Israel’s Supreme Court will hear a petition Wednesday from the Shurat HaDin Israel Law Center calling for the revocation of the citizenship of Arab MKs who visited Syria.

The petition was filed after a September 2006 visit to Syria by Arab MKs Wasel Taha, Jamal Zahalka and Azmi Bishara (Balad party). Bishara has since fled Israel due to an investigation into treason charges. Zahalka told government radio from Damascus at the time, "We don't see Syria as an enemy state." Shurat HaDin claims that the display of support for an enemy state should result in the nullification of citizenship and cessation of service in the Knesset by the MKs.

The petition agues that according to Israel’s citizenship law, any citizen who visits an enemy state automatically loses his Israeli citizenship from the moment he leaves Israel. According to Basic Law: Knesset, one who is not an Israeli citizen is not allowed to be elected or appointed to the Knesset. “Therefore, after the MKs from Balad visited Syria on September 7, 2006, the Knesset Speaker should have informed them of the conclusion of their appointment and their need to vacate their positions to the next in line on their party list,” the petition claims.

Shurat HaDin’s novel legal argument is that MKs are not immune from losing citizenship. “Until now MKs have not been prosecuted for visiting enemy countries due to the assumption that they enjoy absolute freedom of movement,” reads the petition. Shurat Hadin argues that, in fact, the law allows them to leave Israel, but not to enter enemy states.

The petition goes on to argue that the immunity which MKs enjoy protects them from legal action by the courts, but not from automatic administrative regulations such as those that strip visitors to enemy states of citizenship.

If the court sides with Shurat HaDin, the Interior Ministry would be instructed to erase the MKs’ names from the population and voter registries and exchange their passports with temporary travel papers.

Attorney General Menachem Mazuz’s office has supported the claims made in the case, including that Knesset immunity does not provide the right to enter enemy states, but recommends that the revocation of citizenship be subject to the consideration of the Interior Minister.

“The language of the law is clear, and according to it every Israeli citizen that leaves Israel for an enemy state loses his citizenship,” says Shurat HaDin’s Director Nitzana Darshan-Leitner. “The Israeli government and Attorney General have for years enabled Arab MKs to travel to enemy states such as Syria and to display identification with Israel’s destruction.
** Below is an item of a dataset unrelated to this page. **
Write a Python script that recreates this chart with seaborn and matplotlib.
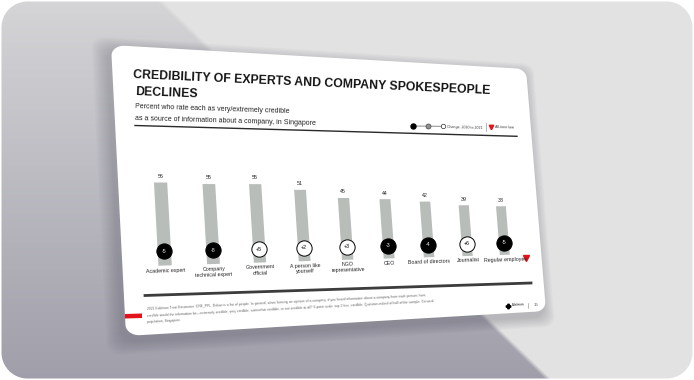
import numpy as np
import pandas as pd
import matplotlib
matplotlib.use("Agg")
import matplotlib.pyplot as plt
import seaborn as sns
from matplotlib import font_manager
from matplotlib.transforms import Transform, BboxTransformFrom, Affine2D
from matplotlib.path import Path
from matplotlib.patches import PathPatch, Polygon
from matplotlib.lines import Line2D

# ---------------- data ----------------
categories = ["Academic expert", "Company technical expert", "Government official",
              "A person like yourself", "NGO representative", "CEO",
              "Board of directors", "Journalist", "Regular employee"]
category_labels = ["Academic expert", "Company\ntechnical expert", "Government\nofficial",
                   "A person like\nyourself", "NGO\nrepresentative", "CEO",
                   "Board of directors", "Journalist", "Regular employee"]
values_2021 = [56, 55, 55, 51, 45, 44, 42, 39, 38]
change_2020_2021 = [-5, -8, 5, 2, 3, -3, -4, 6, -5]
all_time_low = [False, False, False, False, False, False, False, False, True]

title_lines = ["CREDIBILITY OF EXPERTS AND COMPANY SPOKESPEOPLE", "DECLINES"]
subtitle_lines = ["Percent who rate each as very/extremely credible",
                  "as a source of information about a company, in Singapore"]
legend_change = "Change, 2020 to 2021"
legend_low = "All-time low"
footer_lines = [
    "2021 Edelman Trust Barometer. CRE_PPL. Below is a list of people. In general, when forming an opinion of a company, if you heard information about a company from each person, how",
    "credible would the information be\u2014extremely credible, very credible, somewhat credible, or not credible at all? 9-point scale; top 2 box, credible. Question asked of half of the sample. General",
    "population, Singapore."]
page_number = "15"

# ---------------- fonts ----------------
names = {f.name for f in font_manager.fontManager.ttflist}
narrow = "Liberation Sans Narrow" in names
fam = (["Liberation Sans Narrow"] if narrow else []) + ["Liberation Sans", "DejaVu Sans"]
plt.rcParams["font.family"] = fam
k = 1.0 if narrow else 0.84

W, H = 694, 380
fig = plt.figure(figsize=(W / 100, H / 100), dpi=100)


# ---------------- perspective transform (flat slide -> screen) ----------------
class Homography(Transform):
    input_dims = 2
    output_dims = 2
    is_separable = False
    has_inverse = True

    def __init__(self, M):
        super().__init__()
        self.M = np.asarray(M, float)

    def transform_non_affine(self, values):
        v = np.asarray(values, float)
        one = v.ndim == 1
        v = v.reshape(-1, 2)
        p = np.column_stack([v, np.ones(len(v))]) @ self.M.T
        out = p[:, :2] / p[:, 2:3]
        return out.reshape(-1) if one else out

    def transform_path_non_affine(self, path):
        return Path(self.transform_non_affine(path.vertices), path.codes)

    def inverted(self):
        return Homography(np.linalg.inv(self.M))


src = np.array([[0, 1], [1, 1], [1, 0], [0, 0]], float)
corners_img = np.array([[111, 45], [526, 69], [546, 311], [126, 336]], float)
dst = np.column_stack([corners_img[:, 0], H - corners_img[:, 1]])
A, b = [], []
for (u, v), (x, y) in zip(src, dst):
    A.append([u, v, 1, 0, 0, 0, -u * x, -v * x]); b.append(x)
    A.append([0, 0, 0, u, v, 1, -u * y, -v * y]); b.append(y)
h = np.linalg.solve(np.array(A), np.array(b))
HT = Homography(np.append(h, 1).reshape(3, 3))
HTinv = HT.inverted()


def flat(x, y):
    return HTinv.transform_non_affine(np.array([x, H - y], float))


def stext(x, y, s, **kw):
    u, v = flat(x, y)
    kw.setdefault("rotation_mode", "anchor")
    return fig.text(u, v, s, transform=HT, transform_rotates_text=True, **kw)


def sline(x0, y0, x1, y1, **kw):
    (u0, v0), (u1, v1) = flat(x0, y0), flat(x1, y1)
    fig.add_artist(Line2D([u0, u1], [v0, v1], transform=HT, **kw))


def smark(x, y, **kw):
    u, v = flat(x, y)
    fig.add_artist(Line2D([u], [v], transform=HT, ls="none", **kw))


def rounded(x0, y0, x1, y1, rx, ry, n=14):
    pts = []
    for (cx, cy, a0) in [(x1 - rx, y1 - ry, 0), (x0 + rx, y1 - ry, 90),
                         (x0 + rx, y0 + ry, 180), (x1 - rx, y0 + ry, 270)]:
        t = np.deg2rad(np.linspace(a0, a0 + 90, n))
        pts += list(zip(cx + rx * np.cos(t), cy + ry * np.sin(t)))
    pts.append(pts[0])
    return Path(np.array(pts))


# ---------------- background ----------------
bg = fig.add_axes([0, 0, 1, 1])
yy, xx = np.mgrid[0:H, 0:W].astype(float) + 0.5
g = (yy / H)[..., None]
light = np.array([0.888, 0.888, 0.888])
dtop = np.array([0.835, 0.835, 0.845])
dbot = np.array([0.625, 0.62, 0.665])
dark = dtop * (1 - g) + dbot * g
d = yy - 0.974 * (xx - 159)
w = np.clip(d / 6 + 0.5, 0, 1)[..., None]
img = light * (1 - w) + dark * w
r = 26
cx = np.clip(xx, 1.5 + r, W - 1.5 - r)
cy = np.clip(yy, 1.5 + r, H - 1.5 - r)
inside = np.clip(r - np.hypot(xx - cx, yy - cy) + 0.5, 0, 1)[..., None]
img = img * inside + (1 - inside)
bg.imshow(img, extent=(0, W, H, 0), interpolation="nearest", aspect="auto")
bg.set_xlim(0, W); bg.set_ylim(H, 0)
bg.axis("off")
bg.set_zorder(-10)

# slide shadow + slide
for i in range(8):
    e = 0.004 * (i + 1)
    sh = PathPatch(rounded(-e, -e * 1.4, 1 + e, 1 + e * 1.4, 0.03, 0.04),
                   transform=HT + Affine2D().translate(-3, -5),
                   fc=(0.22, 0.22, 0.28), ec="none", alpha=0.03, zorder=0.5)
    fig.add_artist(sh)
fig.add_artist(PathPatch(rounded(0, 0, 1, 1, 0.028, 0.038), transform=HT,
                         fc="white", ec="none", zorder=1))

# ---------------- texts on slide ----------------
stext(133, 78.5, title_lines[0], fontsize=10.5 * k, fontweight="bold", color="#151515",
      ha="left", va="baseline")
stext(135, 95.5, title_lines[1], fontsize=10.5 * k, fontweight="bold", color="#151515",
      ha="left", va="baseline")
stext(135, 108.5, subtitle_lines[0], fontsize=6.0 * k, color="#222222", ha="left", va="baseline")
stext(135, 120.5, subtitle_lines[1], fontsize=6.0 * k, color="#222222", ha="left", va="baseline")
sline(135, 125.5, 517, 136.3, color="#2a2a2a", lw=1.0, zorder=2)

# legend
sline(413, 126, 443, 126.3, color="#777777", lw=0.6, zorder=2)
smark(413, 126, marker="o", ms=3.6, mfc="black", mec="black", zorder=3)
smark(428.5, 126.2, marker="o", ms=3.6, mfc="#8e938f", mec="#444444", mew=0.5, zorder=3)
smark(443, 126.3, marker="o", ms=3.2, mfc="white", mec="#333333", mew=0.5, zorder=3)
stext(447, 126.6, legend_change, fontsize=2.6, color="#333333", ha="left", va="center")
sline(486, 123, 486, 131, color="#999999", lw=0.5, zorder=2)
smark(491.5, 126.8, marker="v", ms=3.2, color="#e3121b", zorder=3)
stext(495, 127.0, legend_low, fontsize=2.6, color="#333333", ha="left", va="center")

# bottom rule + footer
sline(145, 295.5, 531, 283, color="#3c3c3c", lw=2.0, zorder=2)
for j, line in enumerate(footer_lines):
    stext(147, 309.3 + 6.5 * j, line, fontsize=2.45, color="#666666", ha="left", va="center")
fig.add_artist(Polygon([flat(125, 314), flat(142, 313.5), flat(142, 318), flat(125, 318.5)],
                       closed=True, transform=HT, fc="#e3121b", ec="none", zorder=2))
smark(508.5, 305.5, marker="P", ms=3.2, color="black", zorder=3)
stext(511.5, 305.5, "Edelman", fontsize=2.2, fontweight="bold", color="#555555", ha="left", va="center")
sline(528, 302.5, 528, 307.5, color="#888888", lw=0.4, zorder=2)
stext(533.5, 304.8, page_number, fontsize=3.2, color="#555555", ha="left", va="center")

# ---------------- bars (seaborn) ----------------
uA, vA = flat(165, 263)
uB, vB = flat(505, 257)
_, vT = flat(165, 180)
step = (uB - uA) / 8
v0 = (vA + vB) / 2
unit = (vT - vA) / 56.0
ax = fig.add_axes([uA - 0.5 * step, v0, 9 * step, 100 * unit])
ax.set_zorder(5)
df = pd.DataFrame({"category": categories, "value": values_2021})
sns.barplot(data=df, x="category", y="value", color="#b9bdb9", saturation=1,
            width=0.27, errorbar=None, ax=ax)
ax.set_xlim(-0.5, 8.5)
ax.set_ylim(0, 100)
ax.set_autoscale_on(False)
ax.axis("off")

T_ax = ax.transData + BboxTransformFrom(fig.bbox) + HT
for p in ax.patches:
    p.set_transform(T_ax)
    p.set_clip_on(False)

for i, (val, ch, low, lab) in enumerate(zip(values_2021, change_2020_2021, all_time_low, category_labels)):
    fig.text(i, val + 2.6, str(val), transform=T_ax, transform_rotates_text=True,
             rotation_mode="anchor", ha="center", va="bottom", fontsize=4.2 * k + 0.3,
             color="#222222", zorder=8)
    neg = ch < 0
    fig.add_artist(Line2D([i], [9.5], transform=T_ax, ls="none", marker="o", ms=11,
                          mfc="black" if neg else "white", mec="black", mew=0.7, zorder=7))
    fig.text(i, 9.5, f"{ch:+d}", transform=T_ax, transform_rotates_text=True,
             rotation_mode="anchor", ha="center", va="center", fontsize=3.8,
             color="white" if neg else "black", zorder=8)
    fig.text(i, -1.6, lab, transform=T_ax, transform_rotates_text=True,
             rotation_mode="anchor", ha="center", va="top", fontsize=4.2 * k + 0.3,
             linespacing=1.2, color="#222222", zorder=8)
    if low:
        fig.add_artist(Line2D([i + 0.57], [-2.9], transform=T_ax, ls="none", marker="v",
                              ms=4.2, color="#e3121b", zorder=8))

fig.savefig("out.png", dpi=100)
No country in the world would allow its parliament members to demonstrate solidarity with an enemy state."

“The time has come to enforce the law against MKs who see it as a praiseworthy endeavor to visit nations who aim to destroy the State of Israel, and meet leaders who stand behind the most murderous acts of terrorism against Israel. The freedom of movement that has been granted these MKs out of error or cowardice will now end. An Arab MK that wants to bond with an enemy state will no longer serve as a member of the Knesset,” Leitner said.

Though the case was filed shortly after the incident, it has only now reached the court’s docket. In the meantime, MK Azmi Bishara fled the country due to an investigation into treason and providing aid to Hizbullah during the Second Lebanon War.